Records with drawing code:
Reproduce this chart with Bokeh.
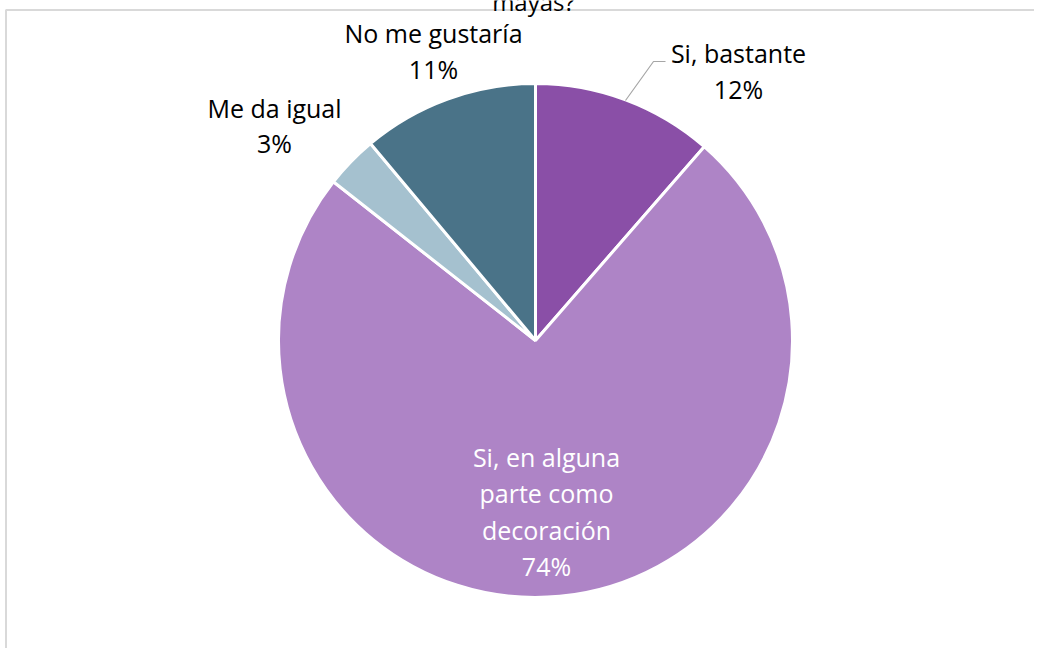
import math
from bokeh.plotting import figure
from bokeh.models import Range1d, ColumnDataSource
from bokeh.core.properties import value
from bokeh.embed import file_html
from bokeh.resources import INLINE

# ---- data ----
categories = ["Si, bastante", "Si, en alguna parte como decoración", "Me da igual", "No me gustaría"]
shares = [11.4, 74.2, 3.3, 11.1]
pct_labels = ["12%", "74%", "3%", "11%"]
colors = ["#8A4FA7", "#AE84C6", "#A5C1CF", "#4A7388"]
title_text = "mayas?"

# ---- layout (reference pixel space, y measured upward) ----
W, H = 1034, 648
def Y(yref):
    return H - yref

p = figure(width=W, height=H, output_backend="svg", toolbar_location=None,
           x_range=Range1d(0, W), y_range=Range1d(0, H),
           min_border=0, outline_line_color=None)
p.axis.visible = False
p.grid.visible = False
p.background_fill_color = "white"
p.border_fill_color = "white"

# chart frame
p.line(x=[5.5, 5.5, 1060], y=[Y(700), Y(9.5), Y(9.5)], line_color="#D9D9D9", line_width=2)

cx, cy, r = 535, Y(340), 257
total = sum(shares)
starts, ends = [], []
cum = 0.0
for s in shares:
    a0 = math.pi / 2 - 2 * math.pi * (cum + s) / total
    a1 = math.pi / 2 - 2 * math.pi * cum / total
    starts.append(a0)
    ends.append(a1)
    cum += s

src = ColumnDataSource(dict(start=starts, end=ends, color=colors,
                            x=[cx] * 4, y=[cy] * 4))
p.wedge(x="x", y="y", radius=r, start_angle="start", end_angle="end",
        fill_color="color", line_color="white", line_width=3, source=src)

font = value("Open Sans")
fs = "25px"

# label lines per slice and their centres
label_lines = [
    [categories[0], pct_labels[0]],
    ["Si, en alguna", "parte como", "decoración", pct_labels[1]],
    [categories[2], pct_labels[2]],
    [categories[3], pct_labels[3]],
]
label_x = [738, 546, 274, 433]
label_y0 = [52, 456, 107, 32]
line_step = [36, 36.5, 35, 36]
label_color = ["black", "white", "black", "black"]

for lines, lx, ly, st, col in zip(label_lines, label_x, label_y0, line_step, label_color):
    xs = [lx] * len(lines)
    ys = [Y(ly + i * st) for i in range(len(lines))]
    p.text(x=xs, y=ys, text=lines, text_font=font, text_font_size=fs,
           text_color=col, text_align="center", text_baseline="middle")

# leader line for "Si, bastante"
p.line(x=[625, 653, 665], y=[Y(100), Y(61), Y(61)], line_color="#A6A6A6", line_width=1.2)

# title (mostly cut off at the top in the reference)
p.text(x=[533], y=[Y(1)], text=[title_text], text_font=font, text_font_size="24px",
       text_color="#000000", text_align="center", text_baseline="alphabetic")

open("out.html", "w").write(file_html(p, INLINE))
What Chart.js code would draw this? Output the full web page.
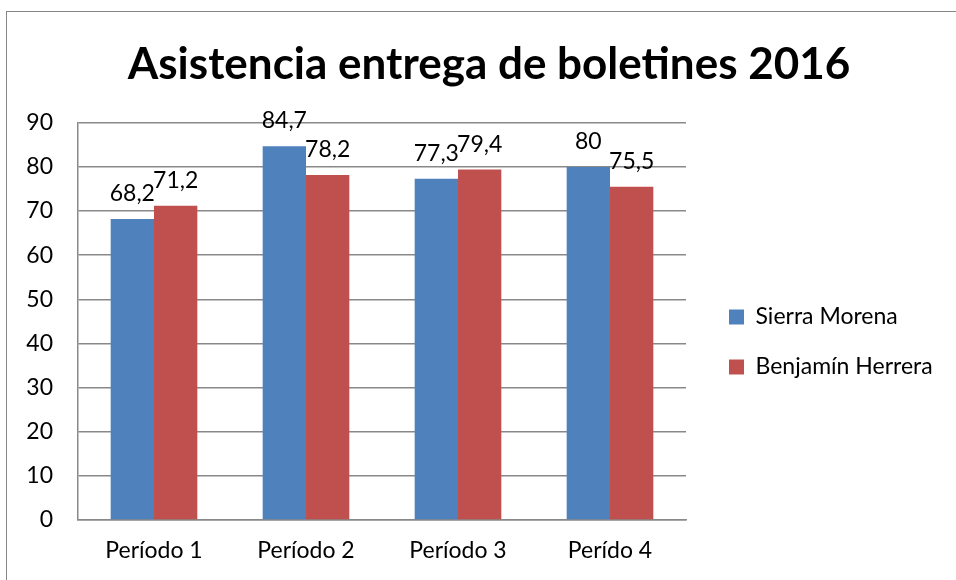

Set task: Pictures do not belong in the copy. Repeat only the lines from the top of the records through the line containing "from bokeh.resources import INLINE".

Correct answer:
Reproduce this chart with Bokeh.
import math
from bokeh.plotting import figure
from bokeh.models import Range1d, ColumnDataSource
from bokeh.core.properties import value
from bokeh.embed import file_html
from bokeh.resources import INLINE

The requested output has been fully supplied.